Only the family object needs to change to use the loglog link.

glmLogit <- glm(
  formula = death ~ anterior + hcabg + kk2 + kk3 + kk4 + age2 + age3 + age4,
  data = heart, family = binomial(link = "logit")
)
glmLoglog <- glm(
  formula = death ~ anterior + hcabg + kk2 + kk3 + kk4 + age2 + age3 + age4,
  data = heart, family = binomialEF(link = "loglog")
)

AUC improved by changing the link.

predictions <- heart %>%
  select(death) %>%
  mutate(
    death = factor(death, levels = c("0", "1")),
    logitProb = predict(object = glmLogit, newdata = heart, type = "response"),
    loglogProb = predict(object = glmLoglog, newdata = heart, type = "response")
  )

roc_auc(data = predictions, truth = death, event_level = "second", logitProb)
#> # A tibble: 1 × 3
#>   .metric .estimator .estimate
#>   <chr>   <chr>          <dbl>
#> 1 roc_auc binary         0.797

roc_auc(data = predictions, truth = death, event_level = "second", loglogProb)
#> # A tibble: 1 × 3
#>   .metric .estimator .estimate
#>   <chr>   <chr>          <dbl>
#> 1 roc_auc binary         0.801

Tidymodels

The family objects integrate with Tidymodels.

library(tidymodels)

heart <- heart %>%
  mutate(death = factor(death, levels = c("0", "1")))

parsnip_fit <-
  logistic_reg() %>%
  set_engine("glm", family = binomialEF("loglog")) %>%
  fit(death ~ anterior + hcabg + kk2 + kk3 + kk4 + age2 + age3 + age4, data = heart)
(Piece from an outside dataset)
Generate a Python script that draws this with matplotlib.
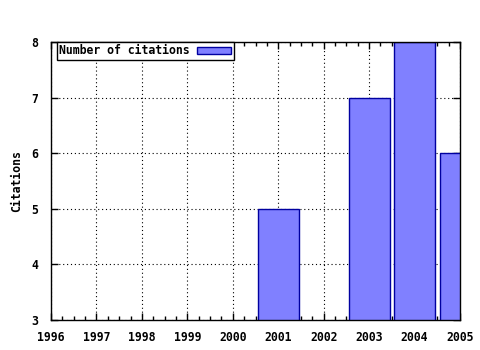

testPredictions <- parsnip_fit %>%
  predict(new_data = heart, type = "prob")
testPredictions <- heart %>%
  select(death) %>%
  bind_cols(testPredictions)

testPredictions %>%
  roc_auc(truth = death, event_level = "second", .pred_1)
#> # A tibble: 1 × 3
#>   .metric .estimator .estimate
#>   <chr>   <chr>          <dbl>
#> 1 roc_auc binary         0.801